I'm wondering if the freshness of milk doesn't have something to do with it. I haven't conducted a formal experiment but it seems to me that really fresh milk (as in, just a day or two out of the cow) doesn't curdle as quickly as older milk. Not sure how you can solve that problem if you are buying milk...
I made tomato soup concentrate for the first last year. It sounds like yours except that I add the flour and butter to it before canning and then I simple add an equal part milk and heat it up. It hasn't seemed to curdle as badly as when I used to make it from scratch every time. Who knows why!

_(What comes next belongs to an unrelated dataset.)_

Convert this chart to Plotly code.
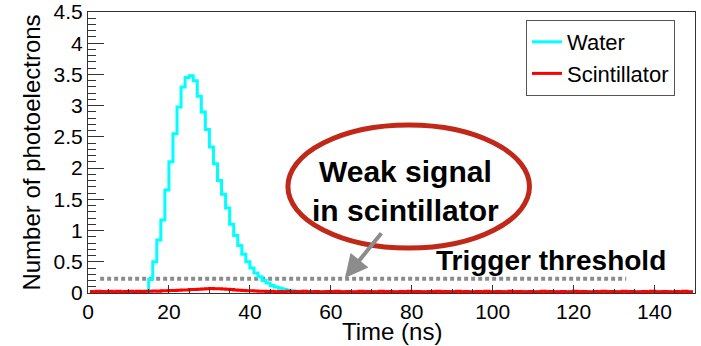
import plotly.graph_objects as go

# ---- data (1 ns bins from 0 to 150 ns) ----
bin_centers = [i + 0.5 for i in range(150)]

water = [
    0.010, 0.010, 0.012, 0.010, 0.015, 0.010, 0.012, 0.010, 0.015, 0.012,
    0.010, 0.015, 0.012, 0.020, 0.030, 0.220, 0.500, 0.850, 1.170, 1.650,
    2.100, 2.550, 2.980, 3.300, 3.450, 3.480, 3.400, 3.150, 2.900, 2.620,
    2.340, 2.070, 1.800, 1.580, 1.360, 1.100, 0.920, 0.760, 0.620, 0.500,
    0.400, 0.320, 0.260, 0.200, 0.160, 0.120, 0.095, 0.075, 0.060, 0.045,
    0.035, 0.030, 0.028, 0.025, 0.025, 0.022, 0.020, 0.025, 0.020, 0.018,
    0.022, 0.020, 0.025, 0.018, 0.020, 0.022, 0.020, 0.018, 0.025, 0.020,
    0.022, 0.018, 0.020, 0.025, 0.020, 0.018, 0.022, 0.020, 0.025, 0.020,
    0.018, 0.022, 0.020, 0.025, 0.020, 0.018, 0.022, 0.020, 0.018, 0.025,
    0.020, 0.022, 0.018, 0.020, 0.025, 0.022, 0.020, 0.018, 0.025, 0.020,
    0.022, 0.018, 0.020, 0.030, 0.020, 0.018, 0.022, 0.030, 0.020, 0.018,
    0.025, 0.020, 0.022, 0.030, 0.020, 0.018, 0.025, 0.020, 0.022, 0.030,
    0.020, 0.018, 0.025, 0.022, 0.020, 0.030, 0.020, 0.018, 0.022, 0.020,
    0.025, 0.018, 0.020, 0.022, 0.030, 0.020, 0.018, 0.025, 0.020, 0.022,
    0.030, 0.020, 0.018, 0.025, 0.022, 0.020, 0.018, 0.022, 0.020, 0.018,
]

scintillator = [
    0.025, 0.020, 0.030, 0.025, 0.020, 0.028, 0.022, 0.030, 0.020, 0.025,
    0.028, 0.022, 0.030, 0.025, 0.028, 0.030, 0.032, 0.030, 0.035, 0.038,
    0.040, 0.042, 0.045, 0.048, 0.050, 0.055, 0.058, 0.062, 0.065, 0.070,
    0.072, 0.070, 0.068, 0.065, 0.060, 0.055, 0.050, 0.045, 0.040, 0.038,
    0.035, 0.032, 0.030, 0.028, 0.025, 0.030, 0.022, 0.025, 0.020, 0.028,
    0.022, 0.025, 0.020, 0.028, 0.022, 0.020, 0.025, 0.018, 0.022, 0.025,
    0.020, 0.028, 0.022, 0.020, 0.025, 0.018, 0.022, 0.028, 0.020, 0.025,
    0.022, 0.020, 0.028, 0.022, 0.025, 0.020, 0.018, 0.025, 0.022, 0.028,
    0.020, 0.025, 0.022, 0.018, 0.025, 0.020, 0.028, 0.022, 0.025, 0.020,
    0.022, 0.028, 0.020, 0.025, 0.018, 0.022, 0.025, 0.020, 0.028, 0.022,
    0.020, 0.025, 0.022, 0.018, 0.028, 0.020, 0.025, 0.022, 0.020, 0.025,
    0.018, 0.022, 0.028, 0.020, 0.025, 0.022, 0.020, 0.025, 0.018, 0.022,
    0.028, 0.020, 0.025, 0.022, 0.018, 0.025, 0.020, 0.028, 0.022, 0.025,
    0.020, 0.022, 0.028, 0.020, 0.025, 0.018, 0.022, 0.025, 0.020, 0.028,
    0.022, 0.020, 0.025, 0.022, 0.018, 0.025, 0.020, 0.028, 0.022, 0.020,
]

threshold_value = 0.23
threshold_x = [3, 133]

x_ticks = [0, 20, 40, 60, 80, 100, 120, 140]
y_ticks = [0, 0.5, 1, 1.5, 2, 2.5, 3, 3.5, 4, 4.5]
y_tick_labels = ["0", "0.5", "1", "1.5", "2", "2.5", "3", "3.5", "4", "4.5"]

FONT = "Liberation Sans, Arial, Helvetica, sans-serif"

fig = go.Figure()

fig.add_trace(go.Scatter(
    x=threshold_x, y=[threshold_value, threshold_value], mode="lines",
    line=dict(color="#8c8c8c", width=4, dash="4px,3px"),
    showlegend=False, hoverinfo="skip",
))

fig.add_trace(go.Scatter(
    x=bin_centers, y=water, mode="lines", name="Water",
    line=dict(color="#00ffff", width=3, shape="hvh"),
))
fig.add_trace(go.Scatter(
    x=bin_centers, y=scintillator, mode="lines", name="Scintillator",
    line=dict(color="#ff0000", width=3, shape="hvh"),
))

# Ellipse
fig.add_shape(type="circle", xref="x", yref="y",
              x0=49.4, x1=109.1, y0=0.72, y1=2.69,
              line=dict(color="#c0281a", width=5), fillcolor="white", layer="above")

fig.add_annotation(
    x=78.5, y=1.63, xref="x", yref="y",
    text="<b>Weak signal<br>in scintillator</b>", showarrow=False,
    font=dict(family=FONT, size=30, color="black"), align="center",
)

# Arrow
fig.add_annotation(
    x=63.5, y=0.24, ax=72.8, ay=0.98, xref="x", yref="y", axref="x", ayref="y",
    text="", showarrow=True, arrowhead=2, arrowsize=1.15, arrowwidth=4,
    arrowcolor="#8c8c8c",
)

fig.add_annotation(
    x=114.3, y=0.52, xref="x", yref="y",
    text="<b>Trigger threshold</b>", showarrow=False,
    font=dict(family=FONT, size=28, color="black"),
)

# x-axis title
fig.add_annotation(
    x=0.5, y=-0.137, xref="paper", yref="paper",
    text="Time (ns)", showarrow=False, yanchor="middle",
    font=dict(family=FONT, size=24, color="black"),
)

fig.update_layout(
    width=701, height=346,
    margin=dict(l=88, r=6, t=12, b=53, autoexpand=False),
    paper_bgcolor="white", plot_bgcolor="white",
    font=dict(family=FONT, color="black"),
    legend=dict(
        x=0.7216, y=0.9715, xanchor="left", yanchor="top",
        bgcolor="white", bordercolor="#555555", borderwidth=1,
        font=dict(family=FONT, size=22, color="black"),
        tracegroupgap=0, itemwidth=30,
    ),
    showlegend=True,
)

fig.update_xaxes(
    range=[0, 150], tickvals=x_ticks, ticks="inside", ticklen=8, tickwidth=1,
    tickcolor="#333333", showgrid=False, zeroline=False, automargin=False,
    showline=True, linecolor="#333333", linewidth=1, mirror=True,
    tickfont=dict(family=FONT, size=21, color="black"),
    minor=dict(ticks="inside", ticklen=4, dtick=5, tickcolor="#333333", showgrid=False),
)
fig.update_yaxes(
    range=[0, 4.5], tickvals=y_ticks, ticktext=y_tick_labels, ticks="inside",
    ticklen=16, tickwidth=1, tickcolor="#333333", showgrid=False, zeroline=False,
    showline=True, linecolor="#333333", linewidth=1, mirror=True, automargin=False,
    ticklabeloverflow="allow",
    tickfont=dict(family=FONT, size=21, color="black"),
    minor=dict(ticks="inside", ticklen=8, dtick=0.1, tickcolor="#333333", showgrid=False),
    title=dict(text="Number of photoelectrons", font=dict(family=FONT, size=24, color="black"), standoff=6),
)

fig.write_html(
    "out.html",
    config={"displayModeBar": False},
    post_script="document.body.style.margin='0';",
)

Jenny_o, this is very helpful research, actually! Thank you! I am usually afraid to open the floodgates of Google and much prefer asking the experienced people around me. Or (in your case) the clever researchers.
Zoe, what is your method for putting the butter and flour in the canned puree? I might try it your way this summer.
My Mom fed us so much tomato soup when I was growing up that I really cannot stand the stuff. I think she must have really fed it to us when we were sick because that is what I associate it with. I wonder what foods my grown children connect with being sick--probably applesauce which is why they will not eat it now.
I have heard of a recipe with no cream at all- essentially you make a butter flour roux then add the tomatoes and it seems creamy- but doesn't actually have any cream in it. I wonder now though if a tomato soup base with a few potatoes boiled in it then pureed would give a nice cream-less creamy tomato soup. might have to try that...
Haha - Margo, let us just hope the research is correct :)
I make a tomato/potato soup, [the same soup recipe that my mom and mother in law made]..It uses milk in it. It does not curdle. I cook the soup and right before adding the milk, I add a small amount of baking soda [about 1/2 teaspoon ]. My mom always says that the soda keeps the milk from curdling??? I don't know if this will work for your soup? But it would be worth a try.
NOte-- You will need to lessen the amount of salt that you put in your soup, as the soda makes it more salty.
Hope this helps.
I learned from some of my quilting friends that you just add a tiny bit of baking soda to your tomato juice as you are heating it and milk can be added anytime and it does NOT curdle. I now use this method and we are really enjoying hot tomato soup from our own canned tomatoes.
I'm such a fan of creamy tomato soup (without curdles)! Can't wait to experiment.
Yep. That's my base. I add approx. 2 tsp. sugar per quart jar, too. One year I added lovage because I had a forest of the stuff but I don't really recommend that. Parsley would be good.